Schien Europa gegenüber den USA und Asien im Wettlauf um die Technologieführerschaft im umsatzträchtigen Markt der drahtlosen Netze abgeschlagen, ist das Rennen jetzt wieder offen. Mehr noch, die nächste Funkgeneration wird auch das Machtverhältnis zwischen den Internetkonzernen, von Amazon und Facebook bis Google und Microsoft, und den Netzbetreibern neu austarieren.
„Wir haben gute Chancen, dieses Mal Trends zu setzen und Standards zu definieren“, sagt Bruno Jacobfeuerborn. Der 56-Jährige ist Cheftechnologe der Deutschen Telekom. Und als Chairman der Next Generation Mobile Network Alliance (NGNM) einer der wichtigsten Netzarchitekten auf Betreiberseite. Zur Allianz mit Sitz in Frankfurt zählen fast 30 Mobilfunkkonzerne; sie legt die genauen Anforderungen an 5G fest.
„Die Nähe zu Industrie, Maschinenbau, Autoherstellern – den wichtigsten Zielgruppen für die künftigen Netze – ist eminent wichtig“, sagt auch Walter Weigel. Bis Frühjahr 2015 war er bei Siemens für Industriekooperationen verantwortlich. Heute ist er Vizechef des Europäischen Forschungsinstituts von Huawei. Der chinesische IT-Riese betreibt in München eines seiner wichtigsten Antennenlabors und ein 5G-Entwicklungszentrum für Industrieanwendungen.

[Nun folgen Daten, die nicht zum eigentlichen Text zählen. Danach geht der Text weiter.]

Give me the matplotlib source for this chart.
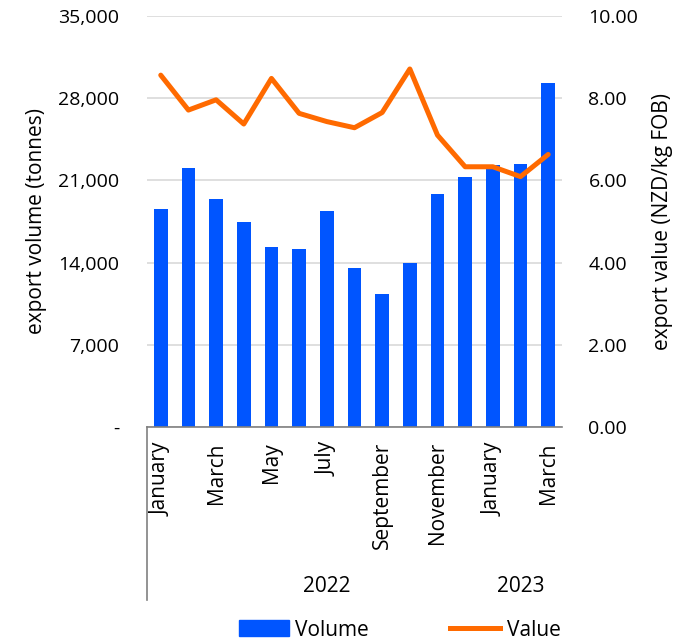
import matplotlib
matplotlib.use("Agg")
import matplotlib.pyplot as plt
from matplotlib.patches import Patch
from matplotlib.lines import Line2D
from matplotlib.ticker import FuncFormatter, MultipleLocator
import matplotlib.transforms as mtransforms

plt.rcParams['font.family'] = ['Open Sans', 'DejaVu Sans']

months = ["January", "February", "March", "April", "May", "June", "July",
          "August", "September", "October", "November", "December",
          "January", "February", "March"]
years = ["2022", "2023"]
year_spans = [(0, 11), (12, 14)]
volume = [18540, 22080, 19440, 17480, 15300, 15130, 18420, 13570, 11300,
          13990, 19820, 21290, 22280, 22370, 29270]
value = [8.56, 7.71, 7.96, 7.37, 8.48, 7.63, 7.43, 7.28, 7.65, 8.71,
         7.10, 6.33, 6.33, 6.09, 6.63]

BLUE = "#0055FF"
ORANGE = "#FF6A00"
FS = 15
FSN = 14

fig = plt.figure(figsize=(6.93, 6.39), dpi=100)
ax = fig.add_axes([0.212, 0.332, 0.599, 0.643])
ax2 = ax.twinx()

x = list(range(len(months)))
ax.bar(x, volume, width=0.5, color=BLUE, zorder=2)
ax2.plot(x, value, color=ORANGE, lw=3.6, solid_capstyle='round',
         solid_joinstyle='round', zorder=3)

ax.set_xlim(-0.5, len(months) - 0.5)
ax.set_ylim(0, 35000)
ax2.set_ylim(0, 10)
ax.yaxis.set_major_locator(MultipleLocator(7000))
ax2.yaxis.set_major_locator(MultipleLocator(2))
ax.yaxis.set_major_formatter(FuncFormatter(lambda v, p: "-" if v == 0 else f"{v:,.0f}"))
ax2.yaxis.set_major_formatter(FuncFormatter(lambda v, p: f"{v:.2f}"))
ax.grid(axis='y', color='#d9d9d9', lw=1.2, zorder=0)
ax.set_axisbelow(True)

for a in (ax, ax2):
    for s in ('top', 'left', 'right', 'bottom'):
        a.spines[s].set_visible(False)
ax.spines['bottom'].set_visible(True)
ax.spines['bottom'].set_color('#808080')
ax.spines['bottom'].set_linewidth(1.2)

ax.tick_params(axis='y', length=0, pad=20, labelsize=FSN)
ax2.tick_params(axis='y', length=0, pad=19, labelsize=FSN)
ax.set_xticks(x)
ax.set_xticklabels([m if i % 2 == 0 else "" for i, m in enumerate(months)],
                   rotation=90, fontsize=FS, va='top', ha='center')
ax.tick_params(axis='x', length=0, pad=11)

ax.set_ylabel("export volume (tonnes)", fontsize=FS, labelpad=8)
ax2.set_ylabel("export value (NZD/kg FOB)", fontsize=FS, labelpad=10)

trans = mtransforms.blended_transform_factory(ax.transData, fig.transFigure)
for yr, (a0, a1) in zip(years, year_spans):
    ax.text((a0 + a1) / 2 + (0.5 if a1 - a0 > 5 else 0), 1 - 587 / 639, yr,
            transform=trans, ha='center', va='center', fontsize=FS)

# left separator line of the category axis
fig.add_artist(Line2D([0.212, 0.212], [1 - 427 / 639, 1 - 600 / 639],
                      transform=fig.transFigure, color='#808080', lw=1.2))

handles = [Patch(color=BLUE, label="Volume"),
           Line2D([0], [0], color=ORANGE, lw=3.6, label="Value")]
fig.legend(handles=handles, loc='center', bbox_to_anchor=(0.577, 1 - 630 / 639),
           ncol=2, frameon=False, fontsize=FS, handlelength=2.4,
           handleheight=0.8, handletextpad=0.3, columnspacing=3.9)

fig.savefig("out.png", dpi=100)
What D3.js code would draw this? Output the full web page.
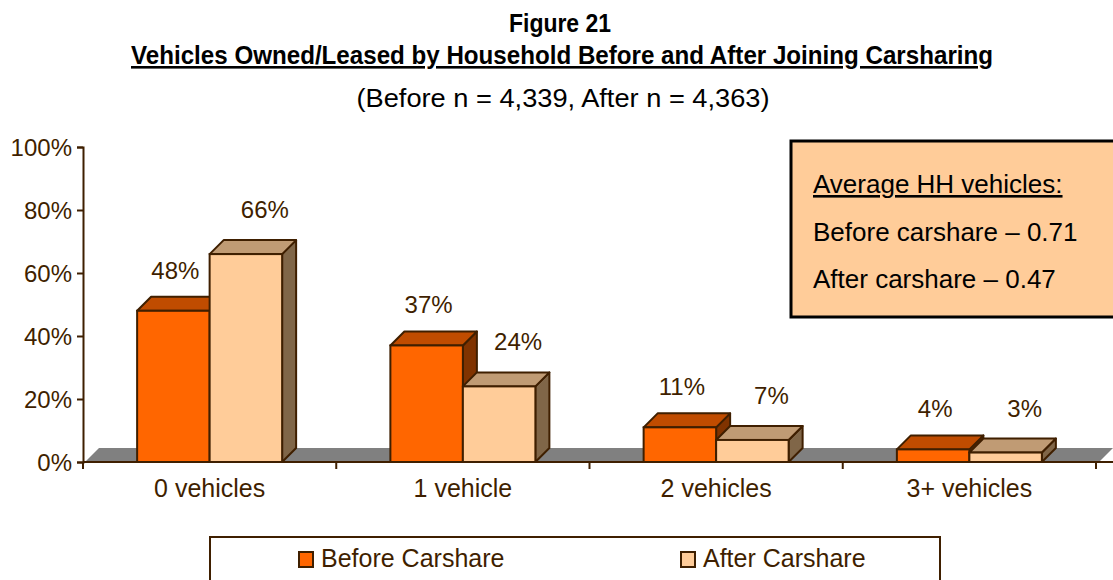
<!DOCTYPE html>
<html>
<head>
<meta charset="utf-8">
<script src="https://cdn.jsdelivr.net/npm/d3@7"></script>
<style>
  body { margin: 0; background: #fff; }
  svg { display: block; }
</style>
</head>
<body>
<svg id="chart" width="1113" height="580"></svg>
<script>
const categories = ['0 vehicles', '1 vehicle', '2 vehicles', '3+ vehicles'];
const seriesNames = ['Before Carshare', 'After Carshare'];
const beforeValues = [0.48, 0.37, 0.11, 0.04];
const afterValues = [0.66, 0.24, 0.07, 0.03];
const yTicks = [0, 0.2, 0.4, 0.6, 0.8, 1.0];
const boxLines = ['Average HH vehicles:', 'Before carshare \u2013 0.71', 'After carshare \u2013 0.47'];

const svg = d3.select('#chart');
const ink = '#3f1f00';
const depth = 14;
const font = 'Liberation Sans, Arial, sans-serif';

// colours: front / top / side
const palette = {
    before: { front: '#ff6600', top: '#c04c00', side: '#803300' },
    after: { front: '#ffcc99', top: '#c09b74', side: '#806648' }
};

// scales
const x = d3.scaleBand().domain(categories).range([83, 1096]).padding(0);
const y = d3.scaleLinear().domain([0, 1]).range([462, 147]);
const barW = 72.5;
const inner = d3.scaleBand().domain(['before', 'after'])
    .range([x.bandwidth() / 2 - barW, x.bandwidth() / 2 + barW]).padding(0);

// titles (source uses a condensed face, so squeeze to the measured widths)
svg.append('text').attr('x', 560).attr('y', 32).attr('text-anchor', 'middle')
    .style('font-family', font).style('font-weight', 'bold').style('font-size', '26px')
    .attr('textLength', 102).attr('lengthAdjust', 'spacingAndGlyphs')
    .text('Figure 21');
svg.append('text').attr('x', 562).attr('y', 64).attr('text-anchor', 'middle')
    .style('font-family', font).style('font-weight', 'bold').style('font-size', '26px')
    .style('text-decoration', 'underline')
    .attr('textLength', 862).attr('lengthAdjust', 'spacingAndGlyphs')
    .text('Vehicles Owned/Leased by Household Before and After Joining Carsharing');
svg.append('text').attr('x', 563).attr('y', 107).attr('text-anchor', 'middle')
    .style('font-family', font).style('font-size', '25px')
    .attr('textLength', 413).attr('lengthAdjust', 'spacingAndGlyphs')
    .text('(Before n = 4,339, After n = 4,363)');

// floor
const x0 = 85, x1 = 1099;
svg.append('path')
    .attr('d', `M${x0},${y(0)}L${x0 + depth},${y(0) - depth}L${x1 + depth},${y(0) - depth}L${x1},${y(0)}Z`)
    .attr('fill', '#808080');

// y axis
const yAxis = d3.axisLeft(y).tickValues(yTicks).tickFormat(d3.format('.0%')).tickSize(6).tickPadding(5);
const yg = svg.append('g').attr('transform', 'translate(83,0)').call(yAxis);
yg.select('.domain').attr('stroke', ink).attr('stroke-width', 2);
yg.selectAll('.tick line').attr('stroke', ink).attr('stroke-width', 2);
yg.selectAll('.tick text').attr('fill', ink).attr('dy', '0.36em')
    .style('font-family', font).style('font-size', '24px');

// x axis
const xAxis = d3.axisBottom(x).tickSize(0).tickPadding(0);
const xg = svg.append('g').attr('transform', `translate(0,${y(0)})`).call(xAxis);
xg.select('.domain').attr('d', `M83,0H1113`).attr('stroke', ink).attr('stroke-width', 2);
xg.selectAll('.tick text').attr('fill', ink).attr('dy', null).attr('y', 35)
    .style('font-family', font).style('font-size', '25px');
const bounds = categories.map(c => x(c)).concat([x(categories[categories.length - 1]) + x.bandwidth()]);
xg.selectAll('line.sep').data(bounds).join('line').attr('class', 'sep')
    .attr('x1', d => d).attr('x2', d => d).attr('y1', 0).attr('y2', 7)
    .attr('stroke', ink).attr('stroke-width', 2);

// bars
const rows = categories.map((c, i) => ({ cat: c, before: beforeValues[i], after: afterValues[i] }));
const cats = svg.append('g').selectAll('g.cat').data(rows).join('g')
    .attr('class', 'cat').attr('transform', d => `translate(${x(d.cat)},0)`);

['before', 'after'].forEach(key => {
    const col = palette[key];
    const bx = inner(key), w = inner.bandwidth();
    const bar = cats.append('g').attr('class', 'bar-' + key);
    bar.append('path') // side
        .attr('d', d => `M${bx + w},${y(d[key])}L${bx + w + depth},${y(d[key]) - depth}L${bx + w + depth},${y(0) - depth}L${bx + w},${y(0)}Z`)
        .attr('fill', col.side).attr('stroke', ink).attr('stroke-width', 2).attr('stroke-linejoin', 'round');
    bar.append('path') // top
        .attr('d', d => `M${bx},${y(d[key])}L${bx + depth},${y(d[key]) - depth}L${bx + w + depth},${y(d[key]) - depth}L${bx + w},${y(d[key])}Z`)
        .attr('fill', col.top).attr('stroke', ink).attr('stroke-width', 2).attr('stroke-linejoin', 'round');
    bar.append('rect') // front
        .attr('x', bx).attr('y', d => y(d[key])).attr('width', w).attr('height', d => y(0) - y(d[key]))
        .attr('fill', col.front).attr('stroke', ink).attr('stroke-width', 2);
    bar.append('text')
        .attr('x', bx + w / 2 + (key === 'after' ? 19 : 2))
        .attr('y', d => y(d[key]) - depth - (key === 'after' ? 22 : 18))
        .attr('text-anchor', 'middle').attr('fill', ink)
        .style('font-family', font).style('font-size', '24px')
        .text(d => d3.format('.0%')(d[key]));
});

// annotation box
svg.append('rect').attr('x', 791).attr('y', 141).attr('width', 330).attr('height', 176)
    .attr('fill', '#ffcc99').attr('stroke', '#000').attr('stroke-width', 3);
svg.append('g').selectAll('text').data(boxLines).join('text')
    .attr('x', 813).attr('y', (d, i) => 193 + i * 47.5)
    .style('font-family', font).style('font-size', '26px').attr('fill', '#000')
    .style('text-decoration', (d, i) => i === 0 ? 'underline' : null)
    .text(d => d);

// legend
svg.append('rect').attr('x', 210).attr('y', 537).attr('width', 730).attr('height', 70)
    .attr('fill', '#fff').attr('stroke', ink).attr('stroke-width', 2);
const legendX = [299, 681];
const lg = svg.append('g').selectAll('g').data(seriesNames).join('g')
    .attr('transform', (d, i) => `translate(${legendX[i]},552)`);
lg.append('rect').attr('width', 14).attr('height', 15)
    .attr('fill', (d, i) => i === 0 ? palette.before.front : palette.after.front)
    .attr('stroke', ink).attr('stroke-width', 2);
lg.append('text').attr('x', 22).attr('y', 15).attr('fill', ink)
    .style('font-family', font).style('font-size', '25px')
    .text(d => d);
</script>
</body>
</html>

Unternehmen definieren 5G von Beginn an mit
Vernetzte Mobilität, digitale Medizin, die intelligente Fabrik – es sind solche Szenarien, die Unternehmen mit der nächsten Mobilfunkgeneration realisieren wollen. „Früher haben wir Ausrüster die Anforderungen mit den Netzbetreibern abgestimmt“, sagt Michael Meyer, Forschungsmanager im Eurolab des Netzausrüsters Ericsson in Herzogenrath: „Bei 5G definieren nun erstmals von Beginn an Branchenvertreter, Verbände und Industriegremien die kommende Kommunikationstechnik mit.“
Parallel dazu läuft längst die ganz praktische Entwicklung – etwa vernetzter Maschinen für die intelligenten Fabriken im Zeitalter von Industrie 4.0. So wie im Werkzeugmaschinenlabor der Rheinisch-Westfälischen Technischen Hochschule in Aachen (RWTH). Dort, nur ein paar Hundert Meter von der niederländischen Grenze entfernt, erproben Spezialisten vom Ericsson Eurolab und der Industrie mit Forschern der RWTH, wie sich die Maschinen sicher in Funknetze integrieren lassen.
Anstieg des Datenverkehrs pro Gerät bis 2017
Anstieg des Datenverkehrs pro Gerät bis 2019 (in Megabyte pro Monat)
Quelle: Cisco
+8691 MB
+3162 MB
+2948 MB
+338 MB
In einer simulierten Fabrik produzieren dort Roboter Würfel mit Werbebotschaften. Ein unsichtbarer Zaun aus Lichtschranken trennt den Arbeitsraum der Maschinen von den Laufflächen der Forscher. Damit die Roboter keine Menschen verletzen, die ihnen in die Quere kommen, müssten die Signale der Lichtschranken die Maschinen absolut verlässlich stoppen, sagt Ericsson-Forscher Meyer. „Klassischer Mobilfunk schafft das nicht.“
Gilt es heute als tolerabel, wenn ein Mobilfunknetz im Jahr bis zu 53 Minuten ausfällt, so soll es unter 5G nicht mal mehr als eine Drittelsekunde sein. Volker Held, Innovationsmanager beim Netzausrüster Nokia in München, beschreibt es so: Wenn es darum gehe, Produktionsmaschinen zu steuern, Notbremsbefehle von Auto zu Auto zu übertragen oder als Arzt per Telemedizin Roboter zu steuern, die Skalpelle führen, „muss die Verbindung funktionieren.“
Ganz andere Qualitäten zählen in einem weiteren Projekt: An der Mosel in der Nähe von Cochem bringt Funktechnik seit dem Frühjahr 2015 Rebstöcke von fünf Winzern ins Internet. Bei der Technik, die das Nürnberger Systemhaus MyOmega, der US-Chipriese Intel und Ericsson geliefert haben, geht es um Robustheit, Energieeffizienz und niedrige Betriebskosten.